Recorded information –
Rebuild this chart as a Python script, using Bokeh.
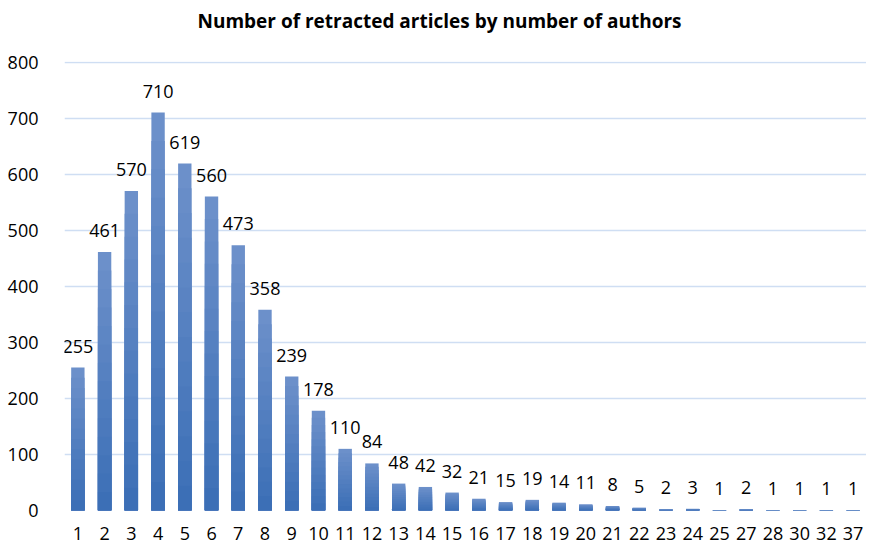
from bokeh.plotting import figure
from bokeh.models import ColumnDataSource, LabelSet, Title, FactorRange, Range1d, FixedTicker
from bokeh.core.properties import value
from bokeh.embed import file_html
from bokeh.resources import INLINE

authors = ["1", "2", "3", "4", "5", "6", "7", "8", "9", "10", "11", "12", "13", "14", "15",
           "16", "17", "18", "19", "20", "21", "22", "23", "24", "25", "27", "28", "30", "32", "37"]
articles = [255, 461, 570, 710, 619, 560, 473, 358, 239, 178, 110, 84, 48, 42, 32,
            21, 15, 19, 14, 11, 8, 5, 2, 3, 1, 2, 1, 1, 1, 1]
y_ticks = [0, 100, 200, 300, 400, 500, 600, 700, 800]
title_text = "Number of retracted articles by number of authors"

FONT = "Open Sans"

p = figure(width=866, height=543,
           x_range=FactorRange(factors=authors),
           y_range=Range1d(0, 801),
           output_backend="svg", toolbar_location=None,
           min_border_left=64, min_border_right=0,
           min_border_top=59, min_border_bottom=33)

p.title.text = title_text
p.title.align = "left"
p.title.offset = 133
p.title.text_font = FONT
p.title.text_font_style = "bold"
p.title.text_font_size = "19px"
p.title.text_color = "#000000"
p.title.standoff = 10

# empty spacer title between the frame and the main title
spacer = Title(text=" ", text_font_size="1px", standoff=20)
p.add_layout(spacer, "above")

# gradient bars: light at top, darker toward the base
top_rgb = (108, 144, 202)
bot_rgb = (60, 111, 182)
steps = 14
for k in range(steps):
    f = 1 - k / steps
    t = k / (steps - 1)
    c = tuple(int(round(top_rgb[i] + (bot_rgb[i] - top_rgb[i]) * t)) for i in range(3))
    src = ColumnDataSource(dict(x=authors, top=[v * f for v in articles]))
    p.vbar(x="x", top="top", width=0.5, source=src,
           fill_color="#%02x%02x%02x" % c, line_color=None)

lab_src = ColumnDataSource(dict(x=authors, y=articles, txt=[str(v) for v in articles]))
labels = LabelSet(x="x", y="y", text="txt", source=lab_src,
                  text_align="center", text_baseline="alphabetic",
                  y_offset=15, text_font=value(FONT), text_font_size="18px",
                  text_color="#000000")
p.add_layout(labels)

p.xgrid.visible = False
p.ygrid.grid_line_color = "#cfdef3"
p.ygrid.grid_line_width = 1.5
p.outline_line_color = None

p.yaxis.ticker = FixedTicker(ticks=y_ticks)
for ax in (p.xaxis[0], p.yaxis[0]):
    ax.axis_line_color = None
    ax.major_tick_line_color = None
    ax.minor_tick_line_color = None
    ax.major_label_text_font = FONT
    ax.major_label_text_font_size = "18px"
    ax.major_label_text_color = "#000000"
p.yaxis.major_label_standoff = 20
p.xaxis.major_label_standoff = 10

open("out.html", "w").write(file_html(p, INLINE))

Task brief – In this exercise, set down all of the data exactly, without the pictures.

Reply to the exercise –
Rebuild this chart as a Python script, using Bokeh.
from bokeh.plotting import figure
from bokeh.models import ColumnDataSource, LabelSet, Title, FactorRange, Range1d, FixedTicker
from bokeh.core.properties import value
from bokeh.embed import file_html
from bokeh.resources import INLINE

authors = ["1", "2", "3", "4", "5", "6", "7", "8", "9", "10", "11", "12", "13", "14", "15",
           "16", "17", "18", "19", "20", "21", "22", "23", "24", "25", "27", "28", "30", "32", "37"]
articles = [255, 461, 570, 710, 619, 560, 473, 358, 239, 178, 110, 84, 48, 42, 32,
            21, 15, 19, 14, 11, 8, 5, 2, 3, 1, 2, 1, 1, 1, 1]
y_ticks = [0, 100, 200, 300, 400, 500, 600, 700, 800]
title_text = "Number of retracted articles by number of authors"

FONT = "Open Sans"

p = figure(width=866, height=543,
           x_range=FactorRange(factors=authors),
           y_range=Range1d(0, 801),
           output_backend="svg", toolbar_location=None,
           min_border_left=64, min_border_right=0,
           min_border_top=59, min_border_bottom=33)

p.title.text = title_text
p.title.align = "left"
p.title.offset = 133
p.title.text_font = FONT
p.title.text_font_style = "bold"
p.title.text_font_size = "19px"
p.title.text_color = "#000000"
p.title.standoff = 10

# empty spacer title between the frame and the main title
spacer = Title(text=" ", text_font_size="1px", standoff=20)
p.add_layout(spacer, "above")

# gradient bars: light at top, darker toward the base
top_rgb = (108, 144, 202)
bot_rgb = (60, 111, 182)
steps = 14
for k in range(steps):
    f = 1 - k / steps
    t = k / (steps - 1)
    c = tuple(int(round(top_rgb[i] + (bot_rgb[i] - top_rgb[i]) * t)) for i in range(3))
    src = ColumnDataSource(dict(x=authors, top=[v * f for v in articles]))
    p.vbar(x="x", top="top", width=0.5, source=src,
           fill_color="#%02x%02x%02x" % c, line_color=None)

lab_src = ColumnDataSource(dict(x=authors, y=articles, txt=[str(v) for v in articles]))
labels = LabelSet(x="x", y="y", text="txt", source=lab_src,
                  text_align="center", text_baseline="alphabetic",
                  y_offset=15, text_font=value(FONT), text_font_size="18px",
                  text_color="#000000")
p.add_layout(labels)

p.xgrid.visible = False
p.ygrid.grid_line_color = "#cfdef3"
p.ygrid.grid_line_width = 1.5
p.outline_line_color = None

p.yaxis.ticker = FixedTicker(ticks=y_ticks)
for ax in (p.xaxis[0], p.yaxis[0]):
    ax.axis_line_color = None
    ax.major_tick_line_color = None
    ax.minor_tick_line_color = None
    ax.major_label_text_font = FONT
    ax.major_label_text_font_size = "18px"
    ax.major_label_text_color = "#000000"
p.yaxis.major_label_standoff = 20
p.xaxis.major_label_standoff = 10

open("out.html", "w").write(file_html(p, INLINE))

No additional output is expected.